* [Dataset entries]
--------
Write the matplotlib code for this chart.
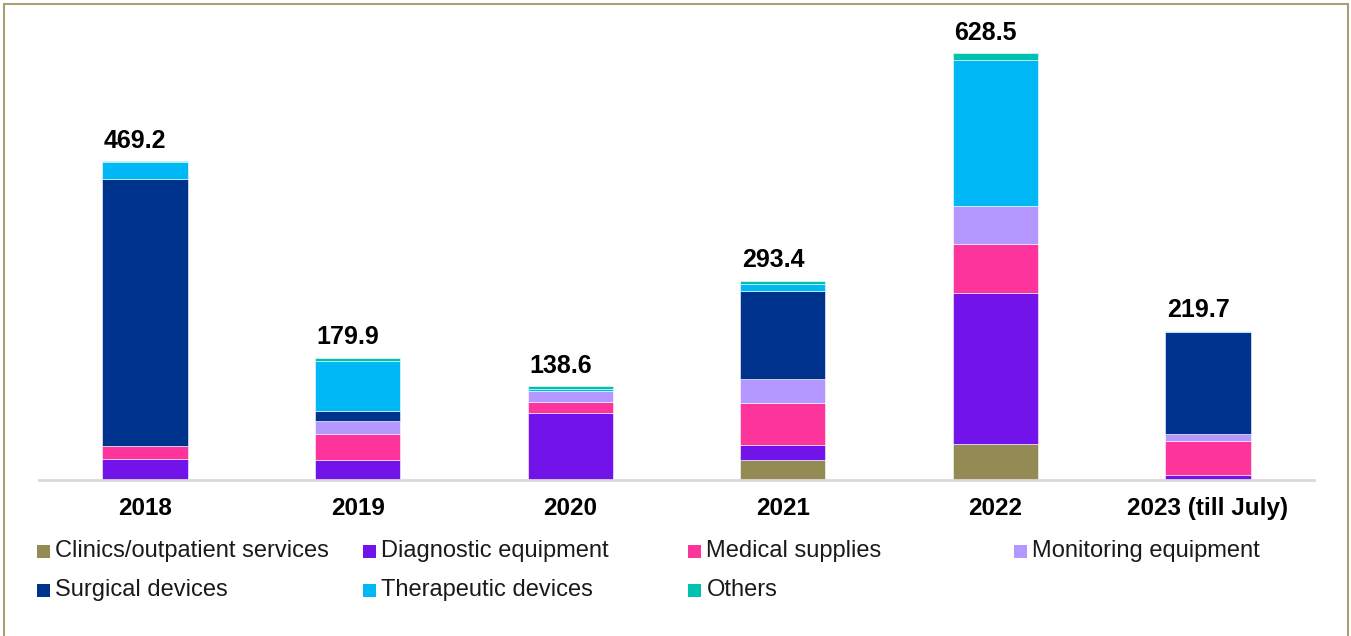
--------
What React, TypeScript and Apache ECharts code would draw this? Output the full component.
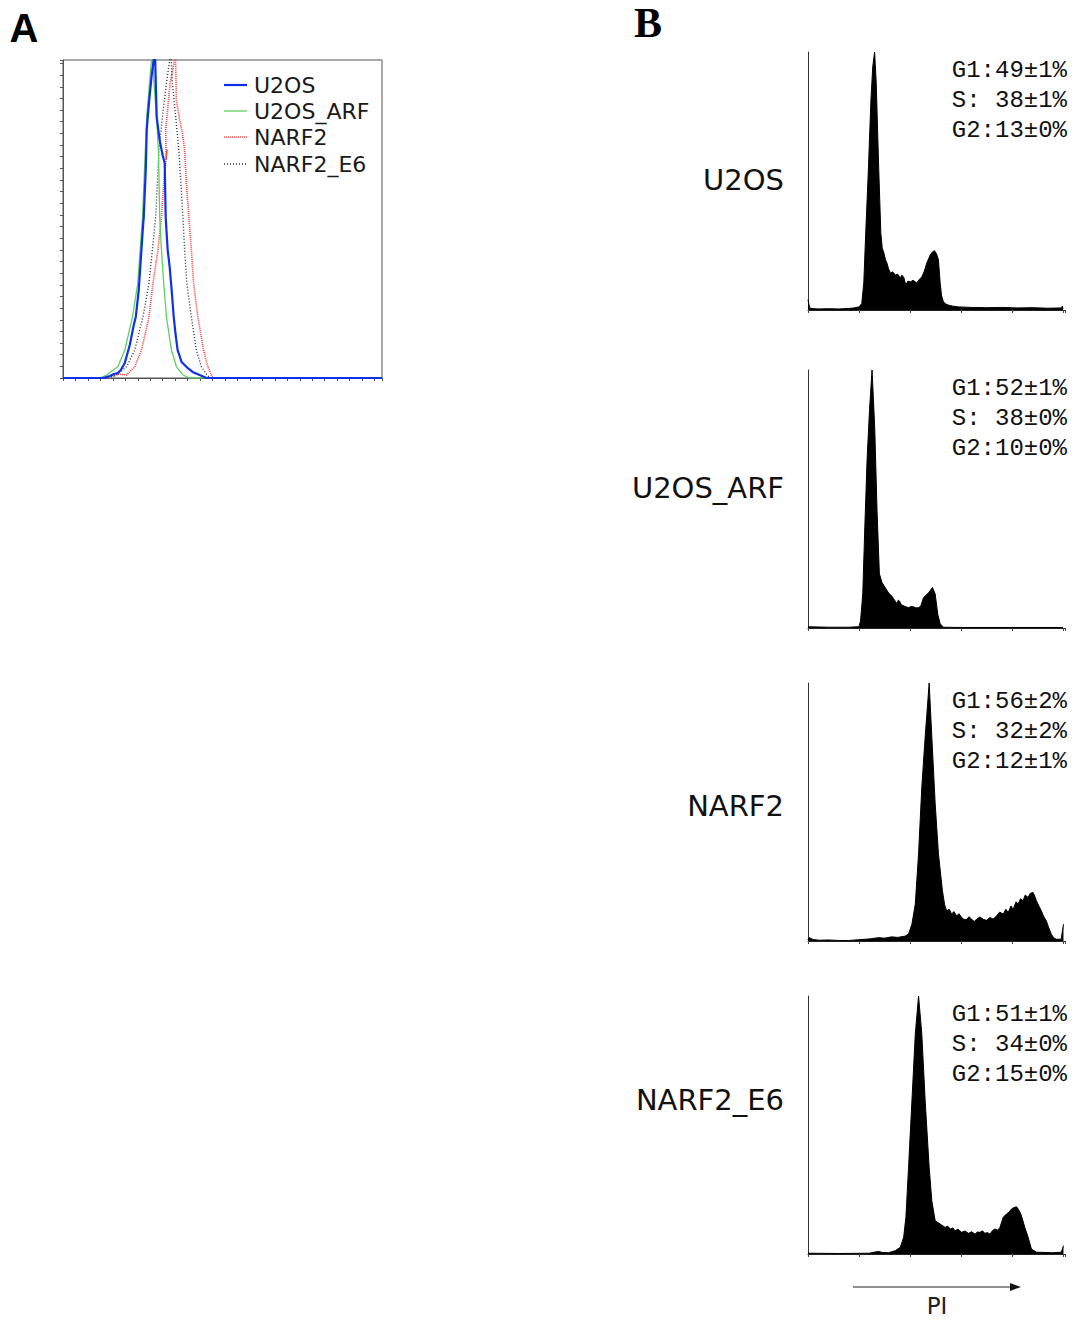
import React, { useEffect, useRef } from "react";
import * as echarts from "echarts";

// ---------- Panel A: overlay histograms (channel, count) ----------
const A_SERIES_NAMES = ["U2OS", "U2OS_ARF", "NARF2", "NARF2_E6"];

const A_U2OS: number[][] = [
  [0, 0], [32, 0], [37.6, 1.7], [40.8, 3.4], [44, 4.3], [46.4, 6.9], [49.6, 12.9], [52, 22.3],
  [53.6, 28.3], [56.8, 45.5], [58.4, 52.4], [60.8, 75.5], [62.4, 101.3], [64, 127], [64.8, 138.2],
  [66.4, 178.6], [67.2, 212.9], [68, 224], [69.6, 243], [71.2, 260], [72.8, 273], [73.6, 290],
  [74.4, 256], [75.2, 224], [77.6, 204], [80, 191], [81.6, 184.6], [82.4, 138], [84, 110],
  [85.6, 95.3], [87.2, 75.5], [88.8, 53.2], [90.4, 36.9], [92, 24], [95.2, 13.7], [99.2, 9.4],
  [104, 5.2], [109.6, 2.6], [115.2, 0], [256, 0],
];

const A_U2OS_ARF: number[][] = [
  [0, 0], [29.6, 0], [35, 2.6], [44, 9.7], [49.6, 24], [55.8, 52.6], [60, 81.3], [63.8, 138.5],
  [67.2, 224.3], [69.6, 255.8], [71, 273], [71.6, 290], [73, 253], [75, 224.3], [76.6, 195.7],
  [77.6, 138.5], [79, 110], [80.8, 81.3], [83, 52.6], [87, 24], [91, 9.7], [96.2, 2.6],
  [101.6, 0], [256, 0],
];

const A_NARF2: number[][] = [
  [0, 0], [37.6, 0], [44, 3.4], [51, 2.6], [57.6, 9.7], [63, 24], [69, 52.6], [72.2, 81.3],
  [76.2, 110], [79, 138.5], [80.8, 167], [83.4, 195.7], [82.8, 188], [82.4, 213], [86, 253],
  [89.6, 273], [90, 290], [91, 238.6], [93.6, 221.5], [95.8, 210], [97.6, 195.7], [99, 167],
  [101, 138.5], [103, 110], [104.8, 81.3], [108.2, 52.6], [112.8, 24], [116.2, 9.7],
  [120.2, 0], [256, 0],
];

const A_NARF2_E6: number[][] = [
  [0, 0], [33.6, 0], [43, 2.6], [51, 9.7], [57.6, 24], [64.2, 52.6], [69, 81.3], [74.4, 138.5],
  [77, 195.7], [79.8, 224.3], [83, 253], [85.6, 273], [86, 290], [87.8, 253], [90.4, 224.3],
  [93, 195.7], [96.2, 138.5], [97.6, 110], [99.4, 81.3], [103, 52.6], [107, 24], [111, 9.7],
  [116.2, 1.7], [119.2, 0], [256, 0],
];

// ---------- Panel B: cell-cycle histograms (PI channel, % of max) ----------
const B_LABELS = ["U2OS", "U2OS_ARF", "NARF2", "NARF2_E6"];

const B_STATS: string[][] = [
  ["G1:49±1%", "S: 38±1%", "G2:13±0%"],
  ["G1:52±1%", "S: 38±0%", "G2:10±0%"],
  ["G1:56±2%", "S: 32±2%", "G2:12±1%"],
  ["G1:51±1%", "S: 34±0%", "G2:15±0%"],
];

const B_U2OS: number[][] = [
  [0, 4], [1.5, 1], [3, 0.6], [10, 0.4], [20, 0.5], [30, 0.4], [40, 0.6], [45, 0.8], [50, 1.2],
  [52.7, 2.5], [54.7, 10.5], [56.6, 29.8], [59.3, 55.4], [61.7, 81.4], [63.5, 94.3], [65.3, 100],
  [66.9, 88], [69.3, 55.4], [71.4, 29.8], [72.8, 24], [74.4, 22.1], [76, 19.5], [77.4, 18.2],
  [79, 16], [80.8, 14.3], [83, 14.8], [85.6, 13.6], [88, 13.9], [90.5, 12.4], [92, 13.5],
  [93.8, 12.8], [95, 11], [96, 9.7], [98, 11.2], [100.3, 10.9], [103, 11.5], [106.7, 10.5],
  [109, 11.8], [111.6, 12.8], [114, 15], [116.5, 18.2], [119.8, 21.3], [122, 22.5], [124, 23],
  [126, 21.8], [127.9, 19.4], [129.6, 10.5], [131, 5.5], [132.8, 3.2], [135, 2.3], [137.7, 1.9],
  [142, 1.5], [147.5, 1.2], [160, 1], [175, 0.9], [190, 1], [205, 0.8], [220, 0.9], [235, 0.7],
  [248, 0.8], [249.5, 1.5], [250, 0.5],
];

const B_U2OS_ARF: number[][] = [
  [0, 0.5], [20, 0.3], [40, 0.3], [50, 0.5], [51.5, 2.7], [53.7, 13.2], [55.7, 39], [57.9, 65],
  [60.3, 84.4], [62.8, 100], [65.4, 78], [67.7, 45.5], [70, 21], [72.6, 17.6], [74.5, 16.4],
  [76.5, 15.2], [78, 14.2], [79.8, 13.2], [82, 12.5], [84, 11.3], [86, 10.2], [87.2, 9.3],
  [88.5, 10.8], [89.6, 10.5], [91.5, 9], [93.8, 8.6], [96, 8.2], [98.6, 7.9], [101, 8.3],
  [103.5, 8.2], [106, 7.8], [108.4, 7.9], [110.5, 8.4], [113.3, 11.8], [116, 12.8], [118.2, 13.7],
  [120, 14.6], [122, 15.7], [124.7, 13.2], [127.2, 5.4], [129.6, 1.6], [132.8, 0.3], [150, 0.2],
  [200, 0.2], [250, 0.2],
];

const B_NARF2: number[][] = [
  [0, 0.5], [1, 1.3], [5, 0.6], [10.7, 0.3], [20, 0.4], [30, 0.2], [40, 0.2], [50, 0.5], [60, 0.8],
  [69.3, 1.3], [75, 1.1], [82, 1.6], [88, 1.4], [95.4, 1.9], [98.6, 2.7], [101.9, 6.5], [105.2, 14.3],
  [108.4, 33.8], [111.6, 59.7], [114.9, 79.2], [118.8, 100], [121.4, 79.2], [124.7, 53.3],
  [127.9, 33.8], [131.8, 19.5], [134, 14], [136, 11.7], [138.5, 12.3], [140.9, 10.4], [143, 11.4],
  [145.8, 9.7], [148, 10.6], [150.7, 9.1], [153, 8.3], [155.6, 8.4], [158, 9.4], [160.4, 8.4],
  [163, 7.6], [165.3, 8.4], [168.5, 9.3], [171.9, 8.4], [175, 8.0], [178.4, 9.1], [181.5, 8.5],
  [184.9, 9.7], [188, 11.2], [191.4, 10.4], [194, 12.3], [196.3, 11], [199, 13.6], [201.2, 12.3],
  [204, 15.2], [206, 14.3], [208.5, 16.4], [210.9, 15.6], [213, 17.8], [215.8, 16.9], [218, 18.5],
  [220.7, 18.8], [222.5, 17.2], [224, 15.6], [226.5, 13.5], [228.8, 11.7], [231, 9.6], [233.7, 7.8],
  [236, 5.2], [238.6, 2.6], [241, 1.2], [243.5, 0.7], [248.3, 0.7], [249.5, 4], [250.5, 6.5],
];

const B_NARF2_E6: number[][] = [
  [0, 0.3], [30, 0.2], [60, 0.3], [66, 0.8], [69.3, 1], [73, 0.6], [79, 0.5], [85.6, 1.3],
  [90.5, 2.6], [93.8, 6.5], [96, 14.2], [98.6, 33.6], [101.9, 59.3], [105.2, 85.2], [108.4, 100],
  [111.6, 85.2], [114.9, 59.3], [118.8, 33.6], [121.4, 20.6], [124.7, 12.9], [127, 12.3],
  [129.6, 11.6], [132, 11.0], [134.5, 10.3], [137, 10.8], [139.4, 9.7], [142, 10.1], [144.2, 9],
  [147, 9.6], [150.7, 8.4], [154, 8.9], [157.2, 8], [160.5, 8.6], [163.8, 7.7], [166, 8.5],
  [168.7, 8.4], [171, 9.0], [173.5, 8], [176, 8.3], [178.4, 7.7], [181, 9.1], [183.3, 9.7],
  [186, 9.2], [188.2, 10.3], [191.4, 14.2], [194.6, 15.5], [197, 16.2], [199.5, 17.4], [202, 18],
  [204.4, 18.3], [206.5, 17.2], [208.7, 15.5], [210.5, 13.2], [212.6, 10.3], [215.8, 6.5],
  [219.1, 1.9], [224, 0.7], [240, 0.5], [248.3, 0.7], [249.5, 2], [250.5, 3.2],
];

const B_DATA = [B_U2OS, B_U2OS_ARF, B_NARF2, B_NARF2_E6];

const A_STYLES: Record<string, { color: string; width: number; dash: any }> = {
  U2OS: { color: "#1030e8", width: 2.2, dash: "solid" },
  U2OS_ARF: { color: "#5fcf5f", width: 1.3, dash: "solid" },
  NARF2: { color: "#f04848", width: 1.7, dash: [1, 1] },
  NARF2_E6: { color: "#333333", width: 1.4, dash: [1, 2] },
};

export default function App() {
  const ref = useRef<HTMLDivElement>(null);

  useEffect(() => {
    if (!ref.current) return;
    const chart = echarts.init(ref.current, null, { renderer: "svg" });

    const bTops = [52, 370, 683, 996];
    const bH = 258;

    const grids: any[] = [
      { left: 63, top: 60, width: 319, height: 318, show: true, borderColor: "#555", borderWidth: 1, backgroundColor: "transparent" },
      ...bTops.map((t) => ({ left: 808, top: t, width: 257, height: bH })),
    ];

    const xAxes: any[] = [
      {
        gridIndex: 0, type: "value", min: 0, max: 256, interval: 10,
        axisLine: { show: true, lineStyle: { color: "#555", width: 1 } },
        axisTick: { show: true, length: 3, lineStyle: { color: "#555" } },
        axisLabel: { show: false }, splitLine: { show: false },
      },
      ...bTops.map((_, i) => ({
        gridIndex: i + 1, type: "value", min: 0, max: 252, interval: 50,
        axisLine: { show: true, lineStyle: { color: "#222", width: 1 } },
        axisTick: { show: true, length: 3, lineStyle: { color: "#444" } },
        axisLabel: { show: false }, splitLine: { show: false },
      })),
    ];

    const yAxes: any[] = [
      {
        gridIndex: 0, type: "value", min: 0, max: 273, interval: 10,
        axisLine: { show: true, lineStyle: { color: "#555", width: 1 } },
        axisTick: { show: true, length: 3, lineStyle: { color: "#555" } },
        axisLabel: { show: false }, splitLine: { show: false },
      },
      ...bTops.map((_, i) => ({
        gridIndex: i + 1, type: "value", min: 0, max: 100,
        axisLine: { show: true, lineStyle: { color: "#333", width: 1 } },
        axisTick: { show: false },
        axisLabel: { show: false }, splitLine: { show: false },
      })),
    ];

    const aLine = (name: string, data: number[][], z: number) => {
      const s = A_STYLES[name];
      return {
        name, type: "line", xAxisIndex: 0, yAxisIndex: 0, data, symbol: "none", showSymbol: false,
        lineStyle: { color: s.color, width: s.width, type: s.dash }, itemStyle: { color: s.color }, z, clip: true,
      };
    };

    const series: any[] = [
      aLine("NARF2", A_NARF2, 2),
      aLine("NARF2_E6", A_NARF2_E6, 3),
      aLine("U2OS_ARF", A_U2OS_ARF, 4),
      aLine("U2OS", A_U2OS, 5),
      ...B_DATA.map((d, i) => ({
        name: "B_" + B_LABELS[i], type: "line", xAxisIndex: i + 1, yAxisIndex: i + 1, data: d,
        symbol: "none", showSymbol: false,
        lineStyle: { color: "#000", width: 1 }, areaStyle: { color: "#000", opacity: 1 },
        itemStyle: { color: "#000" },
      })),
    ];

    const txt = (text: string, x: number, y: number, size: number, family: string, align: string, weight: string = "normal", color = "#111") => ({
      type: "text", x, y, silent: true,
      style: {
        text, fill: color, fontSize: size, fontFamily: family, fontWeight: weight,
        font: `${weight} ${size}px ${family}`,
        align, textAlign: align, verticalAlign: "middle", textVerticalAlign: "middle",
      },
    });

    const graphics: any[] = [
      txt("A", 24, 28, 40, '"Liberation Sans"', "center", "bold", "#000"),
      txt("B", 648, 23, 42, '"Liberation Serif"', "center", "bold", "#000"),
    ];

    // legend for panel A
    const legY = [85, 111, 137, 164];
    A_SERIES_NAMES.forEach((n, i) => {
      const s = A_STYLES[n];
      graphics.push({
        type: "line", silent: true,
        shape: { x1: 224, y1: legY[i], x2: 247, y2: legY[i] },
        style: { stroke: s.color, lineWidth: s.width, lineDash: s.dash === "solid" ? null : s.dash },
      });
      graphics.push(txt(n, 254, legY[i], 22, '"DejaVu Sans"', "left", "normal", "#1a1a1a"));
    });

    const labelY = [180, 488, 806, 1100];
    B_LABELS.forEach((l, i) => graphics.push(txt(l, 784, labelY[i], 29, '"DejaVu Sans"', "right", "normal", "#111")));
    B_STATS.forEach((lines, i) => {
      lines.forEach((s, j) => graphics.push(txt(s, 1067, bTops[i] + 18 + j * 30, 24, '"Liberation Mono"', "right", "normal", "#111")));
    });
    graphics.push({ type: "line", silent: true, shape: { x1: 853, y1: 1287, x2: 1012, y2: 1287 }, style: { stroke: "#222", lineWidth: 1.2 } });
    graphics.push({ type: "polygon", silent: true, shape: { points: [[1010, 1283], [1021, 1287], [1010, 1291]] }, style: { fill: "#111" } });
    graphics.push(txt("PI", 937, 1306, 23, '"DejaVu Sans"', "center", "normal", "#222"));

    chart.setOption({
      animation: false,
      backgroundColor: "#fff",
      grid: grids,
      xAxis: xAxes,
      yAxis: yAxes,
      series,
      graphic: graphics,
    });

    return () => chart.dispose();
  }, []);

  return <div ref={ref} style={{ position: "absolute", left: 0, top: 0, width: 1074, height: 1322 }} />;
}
--------
* [The problem] From the data above, show each line that contains "React".

* [Exercise response]
What React, TypeScript and Apache ECharts code would draw this? Output the full component.
import React, { useEffect, useRef } from "react";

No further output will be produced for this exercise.